** begin **

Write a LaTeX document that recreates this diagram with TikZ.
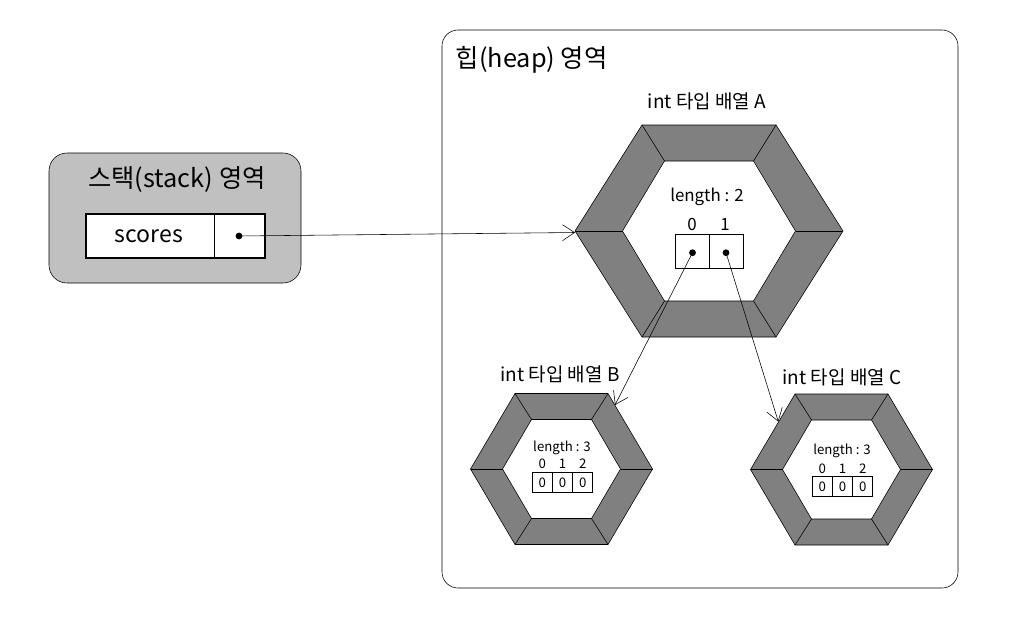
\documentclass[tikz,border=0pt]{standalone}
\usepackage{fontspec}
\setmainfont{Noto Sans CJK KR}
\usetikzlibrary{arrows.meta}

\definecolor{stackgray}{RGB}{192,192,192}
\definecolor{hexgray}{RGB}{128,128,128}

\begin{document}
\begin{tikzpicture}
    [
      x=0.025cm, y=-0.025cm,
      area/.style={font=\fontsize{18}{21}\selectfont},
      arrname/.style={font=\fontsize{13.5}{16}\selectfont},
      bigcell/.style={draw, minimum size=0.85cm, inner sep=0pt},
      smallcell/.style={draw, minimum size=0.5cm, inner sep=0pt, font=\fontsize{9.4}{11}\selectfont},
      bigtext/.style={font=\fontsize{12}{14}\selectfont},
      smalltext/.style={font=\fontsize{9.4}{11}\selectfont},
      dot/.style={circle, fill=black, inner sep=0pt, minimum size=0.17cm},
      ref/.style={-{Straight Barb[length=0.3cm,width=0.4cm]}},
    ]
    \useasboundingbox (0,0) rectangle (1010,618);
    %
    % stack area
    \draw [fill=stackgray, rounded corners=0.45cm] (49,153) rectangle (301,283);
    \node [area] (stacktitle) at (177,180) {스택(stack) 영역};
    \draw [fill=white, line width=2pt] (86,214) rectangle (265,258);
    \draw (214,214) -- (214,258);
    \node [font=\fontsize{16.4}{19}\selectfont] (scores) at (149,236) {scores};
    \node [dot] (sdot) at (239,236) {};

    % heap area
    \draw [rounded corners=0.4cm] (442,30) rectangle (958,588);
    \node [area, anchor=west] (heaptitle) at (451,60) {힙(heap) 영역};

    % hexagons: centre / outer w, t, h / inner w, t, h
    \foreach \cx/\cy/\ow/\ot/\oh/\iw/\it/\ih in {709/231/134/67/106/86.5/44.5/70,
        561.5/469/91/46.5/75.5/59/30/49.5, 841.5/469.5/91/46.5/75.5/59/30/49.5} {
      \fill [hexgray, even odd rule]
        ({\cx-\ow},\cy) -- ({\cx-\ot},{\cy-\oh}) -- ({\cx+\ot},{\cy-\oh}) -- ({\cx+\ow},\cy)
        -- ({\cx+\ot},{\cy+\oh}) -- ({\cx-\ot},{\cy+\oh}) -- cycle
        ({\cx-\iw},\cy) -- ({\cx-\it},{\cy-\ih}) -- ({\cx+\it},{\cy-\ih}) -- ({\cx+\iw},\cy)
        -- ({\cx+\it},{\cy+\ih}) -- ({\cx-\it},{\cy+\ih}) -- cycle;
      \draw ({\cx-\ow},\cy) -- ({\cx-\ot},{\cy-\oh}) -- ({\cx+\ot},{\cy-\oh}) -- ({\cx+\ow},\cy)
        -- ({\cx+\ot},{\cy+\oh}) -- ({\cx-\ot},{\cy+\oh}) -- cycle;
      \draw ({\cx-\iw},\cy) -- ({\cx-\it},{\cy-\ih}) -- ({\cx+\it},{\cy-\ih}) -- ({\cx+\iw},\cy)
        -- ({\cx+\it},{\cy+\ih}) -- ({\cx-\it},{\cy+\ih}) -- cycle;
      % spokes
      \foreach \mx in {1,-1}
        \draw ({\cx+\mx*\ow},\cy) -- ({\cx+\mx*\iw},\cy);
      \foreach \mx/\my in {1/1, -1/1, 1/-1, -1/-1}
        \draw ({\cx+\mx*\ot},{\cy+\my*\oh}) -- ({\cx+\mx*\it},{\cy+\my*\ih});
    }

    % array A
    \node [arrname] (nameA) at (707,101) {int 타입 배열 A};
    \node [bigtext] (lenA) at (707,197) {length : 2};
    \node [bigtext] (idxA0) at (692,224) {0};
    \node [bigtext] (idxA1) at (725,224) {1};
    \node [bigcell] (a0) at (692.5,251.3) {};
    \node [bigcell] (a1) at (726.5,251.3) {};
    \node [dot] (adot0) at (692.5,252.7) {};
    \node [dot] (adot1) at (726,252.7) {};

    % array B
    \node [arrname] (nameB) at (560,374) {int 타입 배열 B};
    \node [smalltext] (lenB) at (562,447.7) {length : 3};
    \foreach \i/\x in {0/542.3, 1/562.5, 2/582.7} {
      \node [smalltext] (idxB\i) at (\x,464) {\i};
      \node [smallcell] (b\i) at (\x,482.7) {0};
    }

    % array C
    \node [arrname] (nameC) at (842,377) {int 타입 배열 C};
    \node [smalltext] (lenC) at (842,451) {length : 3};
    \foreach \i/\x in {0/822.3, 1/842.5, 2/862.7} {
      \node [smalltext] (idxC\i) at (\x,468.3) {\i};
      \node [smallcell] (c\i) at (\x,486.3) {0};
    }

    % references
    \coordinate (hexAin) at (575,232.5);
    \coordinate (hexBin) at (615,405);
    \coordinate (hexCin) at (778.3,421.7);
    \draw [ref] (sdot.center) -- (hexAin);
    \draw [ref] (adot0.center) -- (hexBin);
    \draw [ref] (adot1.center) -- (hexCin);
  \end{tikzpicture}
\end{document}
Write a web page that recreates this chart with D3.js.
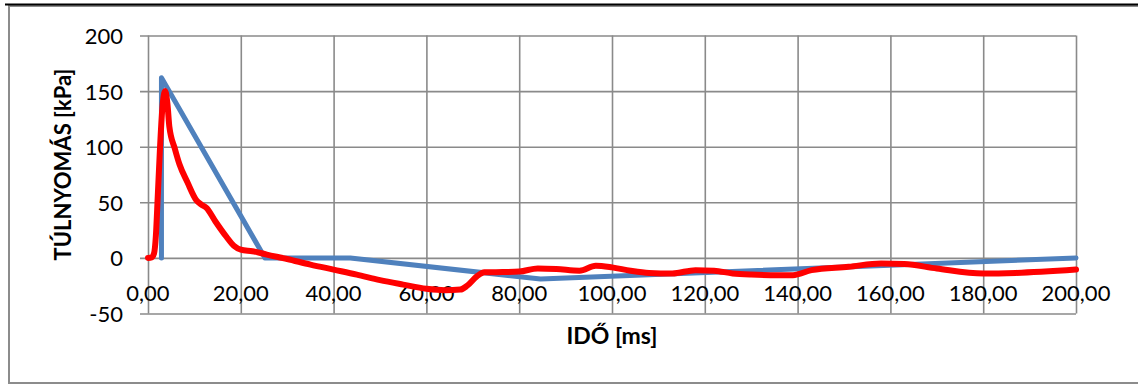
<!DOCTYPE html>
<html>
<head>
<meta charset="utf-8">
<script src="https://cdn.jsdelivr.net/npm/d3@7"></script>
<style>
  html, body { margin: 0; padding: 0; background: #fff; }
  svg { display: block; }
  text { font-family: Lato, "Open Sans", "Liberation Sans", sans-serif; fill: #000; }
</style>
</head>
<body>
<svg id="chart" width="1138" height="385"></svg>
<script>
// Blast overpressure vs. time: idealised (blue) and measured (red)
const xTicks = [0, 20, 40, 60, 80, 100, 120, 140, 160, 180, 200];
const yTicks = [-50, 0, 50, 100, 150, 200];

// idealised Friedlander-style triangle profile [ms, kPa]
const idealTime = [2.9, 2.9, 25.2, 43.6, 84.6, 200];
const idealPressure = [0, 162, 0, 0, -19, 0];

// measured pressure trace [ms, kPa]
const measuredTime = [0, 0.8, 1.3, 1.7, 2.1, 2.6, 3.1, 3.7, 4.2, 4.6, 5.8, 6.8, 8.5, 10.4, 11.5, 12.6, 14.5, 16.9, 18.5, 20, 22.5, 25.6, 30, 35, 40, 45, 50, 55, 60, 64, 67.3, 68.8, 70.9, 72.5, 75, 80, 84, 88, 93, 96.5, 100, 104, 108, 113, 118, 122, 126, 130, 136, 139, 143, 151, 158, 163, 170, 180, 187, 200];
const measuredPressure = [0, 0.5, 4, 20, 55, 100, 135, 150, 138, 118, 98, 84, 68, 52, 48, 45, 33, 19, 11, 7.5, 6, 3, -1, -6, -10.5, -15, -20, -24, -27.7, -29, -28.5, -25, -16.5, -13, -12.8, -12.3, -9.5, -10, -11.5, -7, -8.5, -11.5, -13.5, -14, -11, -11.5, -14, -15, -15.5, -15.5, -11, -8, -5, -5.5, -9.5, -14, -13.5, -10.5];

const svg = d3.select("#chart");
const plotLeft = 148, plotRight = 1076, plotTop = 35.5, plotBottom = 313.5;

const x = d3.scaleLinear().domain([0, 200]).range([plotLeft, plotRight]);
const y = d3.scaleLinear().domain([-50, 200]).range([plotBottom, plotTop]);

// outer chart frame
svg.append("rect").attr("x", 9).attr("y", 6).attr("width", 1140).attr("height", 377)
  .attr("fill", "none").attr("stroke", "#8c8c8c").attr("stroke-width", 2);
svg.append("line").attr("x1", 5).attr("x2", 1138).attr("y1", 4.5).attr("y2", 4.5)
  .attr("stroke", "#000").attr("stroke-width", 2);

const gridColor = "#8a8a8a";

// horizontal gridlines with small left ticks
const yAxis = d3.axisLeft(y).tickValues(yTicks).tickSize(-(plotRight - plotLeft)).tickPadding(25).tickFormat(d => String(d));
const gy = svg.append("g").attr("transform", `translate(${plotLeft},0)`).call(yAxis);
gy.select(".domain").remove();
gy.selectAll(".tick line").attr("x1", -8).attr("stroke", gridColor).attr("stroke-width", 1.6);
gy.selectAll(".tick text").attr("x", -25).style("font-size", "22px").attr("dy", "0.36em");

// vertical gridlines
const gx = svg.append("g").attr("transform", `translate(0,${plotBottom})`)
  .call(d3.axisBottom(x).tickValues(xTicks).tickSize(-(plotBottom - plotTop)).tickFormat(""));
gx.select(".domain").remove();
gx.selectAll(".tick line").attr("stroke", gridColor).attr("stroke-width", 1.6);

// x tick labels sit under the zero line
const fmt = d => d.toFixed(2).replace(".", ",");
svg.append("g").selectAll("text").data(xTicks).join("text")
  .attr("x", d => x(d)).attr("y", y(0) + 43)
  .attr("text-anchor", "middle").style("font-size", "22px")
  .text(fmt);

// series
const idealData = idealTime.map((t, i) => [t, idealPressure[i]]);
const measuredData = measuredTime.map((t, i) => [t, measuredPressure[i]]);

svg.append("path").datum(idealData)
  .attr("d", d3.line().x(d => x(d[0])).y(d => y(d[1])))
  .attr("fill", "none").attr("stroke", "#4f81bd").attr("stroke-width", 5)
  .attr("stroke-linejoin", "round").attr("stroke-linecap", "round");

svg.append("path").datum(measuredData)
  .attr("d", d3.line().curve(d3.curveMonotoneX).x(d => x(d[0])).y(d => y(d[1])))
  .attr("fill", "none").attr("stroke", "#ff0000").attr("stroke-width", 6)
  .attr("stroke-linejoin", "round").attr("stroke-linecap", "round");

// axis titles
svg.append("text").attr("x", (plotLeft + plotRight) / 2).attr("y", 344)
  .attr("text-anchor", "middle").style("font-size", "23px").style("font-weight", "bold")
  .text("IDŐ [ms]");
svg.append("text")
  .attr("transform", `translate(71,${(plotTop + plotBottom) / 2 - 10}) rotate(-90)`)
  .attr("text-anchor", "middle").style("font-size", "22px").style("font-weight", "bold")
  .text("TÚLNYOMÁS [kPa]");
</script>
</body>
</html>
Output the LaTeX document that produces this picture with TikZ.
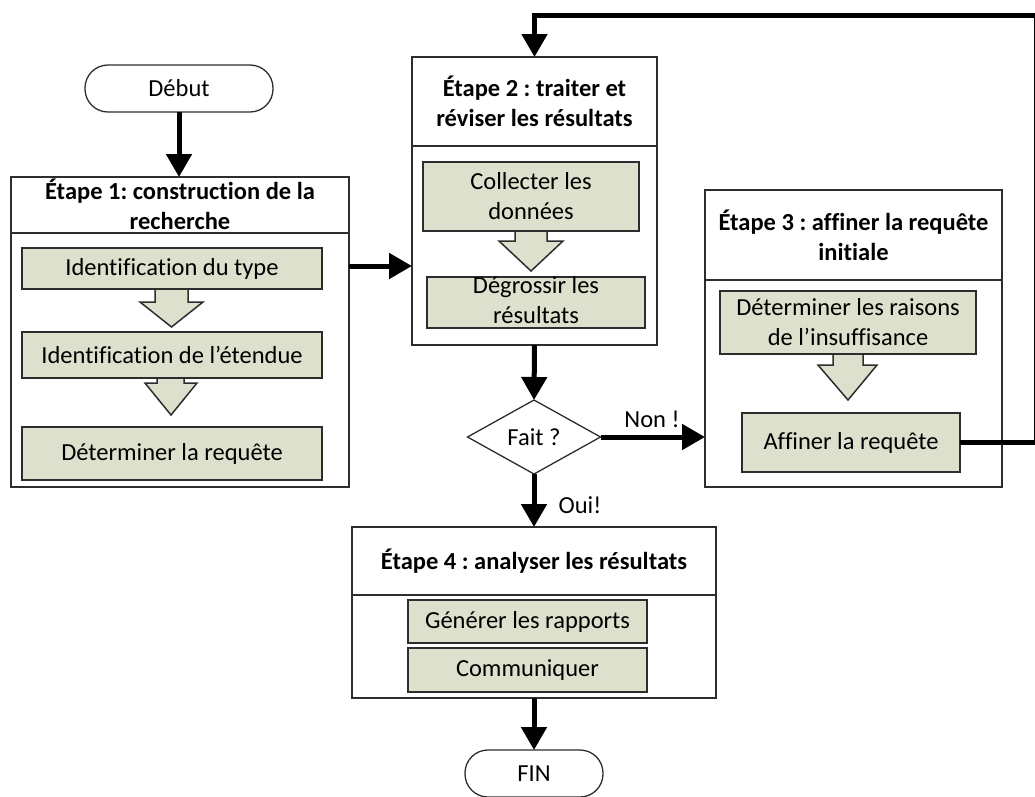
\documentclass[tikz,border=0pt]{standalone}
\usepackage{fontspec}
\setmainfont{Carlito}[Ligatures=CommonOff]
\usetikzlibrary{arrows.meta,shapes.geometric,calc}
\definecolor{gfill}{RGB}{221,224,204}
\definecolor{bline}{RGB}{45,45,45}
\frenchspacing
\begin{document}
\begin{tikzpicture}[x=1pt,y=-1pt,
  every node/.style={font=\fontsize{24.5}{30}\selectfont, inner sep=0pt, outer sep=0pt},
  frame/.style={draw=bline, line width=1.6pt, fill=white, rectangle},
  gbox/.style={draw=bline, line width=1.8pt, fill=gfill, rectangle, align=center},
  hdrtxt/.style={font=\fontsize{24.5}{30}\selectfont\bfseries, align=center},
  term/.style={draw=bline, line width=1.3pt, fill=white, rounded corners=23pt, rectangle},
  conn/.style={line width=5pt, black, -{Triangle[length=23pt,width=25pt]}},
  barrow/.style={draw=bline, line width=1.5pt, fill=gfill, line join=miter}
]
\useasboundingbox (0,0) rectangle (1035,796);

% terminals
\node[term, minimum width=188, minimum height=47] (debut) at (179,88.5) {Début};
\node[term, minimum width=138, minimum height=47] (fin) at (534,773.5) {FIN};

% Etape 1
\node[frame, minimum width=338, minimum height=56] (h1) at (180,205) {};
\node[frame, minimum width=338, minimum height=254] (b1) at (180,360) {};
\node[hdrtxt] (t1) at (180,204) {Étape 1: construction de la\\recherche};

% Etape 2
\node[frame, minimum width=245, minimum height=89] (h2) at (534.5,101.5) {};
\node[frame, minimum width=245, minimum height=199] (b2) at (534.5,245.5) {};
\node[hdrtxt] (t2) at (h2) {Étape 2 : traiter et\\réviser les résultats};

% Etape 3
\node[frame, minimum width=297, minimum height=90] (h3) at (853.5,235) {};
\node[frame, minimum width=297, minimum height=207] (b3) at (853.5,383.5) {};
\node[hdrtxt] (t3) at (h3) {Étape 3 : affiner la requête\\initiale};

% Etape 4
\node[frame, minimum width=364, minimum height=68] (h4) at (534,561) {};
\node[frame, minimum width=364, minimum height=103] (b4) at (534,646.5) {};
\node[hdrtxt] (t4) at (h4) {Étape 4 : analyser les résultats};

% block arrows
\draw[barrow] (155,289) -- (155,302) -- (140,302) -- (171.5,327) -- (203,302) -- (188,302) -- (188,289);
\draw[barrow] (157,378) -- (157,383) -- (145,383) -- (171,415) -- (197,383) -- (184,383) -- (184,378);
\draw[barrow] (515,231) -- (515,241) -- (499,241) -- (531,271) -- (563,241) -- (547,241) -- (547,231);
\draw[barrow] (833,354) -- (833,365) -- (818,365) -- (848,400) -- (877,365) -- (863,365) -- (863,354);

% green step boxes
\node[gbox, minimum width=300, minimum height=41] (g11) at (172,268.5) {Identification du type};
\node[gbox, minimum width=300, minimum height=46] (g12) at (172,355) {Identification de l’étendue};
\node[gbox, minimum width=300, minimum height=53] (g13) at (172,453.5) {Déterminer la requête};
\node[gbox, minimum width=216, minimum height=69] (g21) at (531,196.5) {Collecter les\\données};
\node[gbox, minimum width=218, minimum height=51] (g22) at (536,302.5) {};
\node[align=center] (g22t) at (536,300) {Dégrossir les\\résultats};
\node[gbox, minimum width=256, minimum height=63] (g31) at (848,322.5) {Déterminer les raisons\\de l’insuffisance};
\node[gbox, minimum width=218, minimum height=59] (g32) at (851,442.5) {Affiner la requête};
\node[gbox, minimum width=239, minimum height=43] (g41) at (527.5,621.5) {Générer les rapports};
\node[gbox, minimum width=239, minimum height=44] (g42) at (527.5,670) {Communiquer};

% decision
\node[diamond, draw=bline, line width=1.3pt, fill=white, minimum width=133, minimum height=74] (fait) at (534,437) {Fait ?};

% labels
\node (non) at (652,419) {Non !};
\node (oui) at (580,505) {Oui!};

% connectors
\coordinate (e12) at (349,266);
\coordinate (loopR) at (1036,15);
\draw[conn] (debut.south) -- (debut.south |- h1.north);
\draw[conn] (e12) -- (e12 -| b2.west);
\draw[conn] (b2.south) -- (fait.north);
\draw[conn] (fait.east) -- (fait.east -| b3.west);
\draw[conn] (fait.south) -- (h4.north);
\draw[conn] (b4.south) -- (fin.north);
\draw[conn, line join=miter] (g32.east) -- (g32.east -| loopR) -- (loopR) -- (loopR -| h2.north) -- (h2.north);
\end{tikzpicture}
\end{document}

** end **

Job:
Transcribe, from the records above, the first line and every line after it up to and including the line with "[area, anchor=west] (heaptitle)"; omit pictures.

In response:
Write a LaTeX document that recreates this diagram with TikZ.
\documentclass[tikz,border=0pt]{standalone}
\usepackage{fontspec}
\setmainfont{Noto Sans CJK KR}
\usetikzlibrary{arrows.meta}

\definecolor{stackgray}{RGB}{192,192,192}
\definecolor{hexgray}{RGB}{128,128,128}

\begin{document}
\begin{tikzpicture}
    [
      x=0.025cm, y=-0.025cm,
      area/.style={font=\fontsize{18}{21}\selectfont},
      arrname/.style={font=\fontsize{13.5}{16}\selectfont},
      bigcell/.style={draw, minimum size=0.85cm, inner sep=0pt},
      smallcell/.style={draw, minimum size=0.5cm, inner sep=0pt, font=\fontsize{9.4}{11}\selectfont},
      bigtext/.style={font=\fontsize{12}{14}\selectfont},
      smalltext/.style={font=\fontsize{9.4}{11}\selectfont},
      dot/.style={circle, fill=black, inner sep=0pt, minimum size=0.17cm},
      ref/.style={-{Straight Barb[length=0.3cm,width=0.4cm]}},
    ]
    \useasboundingbox (0,0) rectangle (1010,618);
    %
    % stack area
    \draw [fill=stackgray, rounded corners=0.45cm] (49,153) rectangle (301,283);
    \node [area] (stacktitle) at (177,180) {스택(stack) 영역};
    \draw [fill=white, line width=2pt] (86,214) rectangle (265,258);
    \draw (214,214) -- (214,258);
    \node [font=\fontsize{16.4}{19}\selectfont] (scores) at (149,236) {scores};
    \node [dot] (sdot) at (239,236) {};

    % heap area
    \draw [rounded corners=0.4cm] (442,30) rectangle (958,588);
    \node [area, anchor=west] (heaptitle) at (451,60) {힙(heap) 영역};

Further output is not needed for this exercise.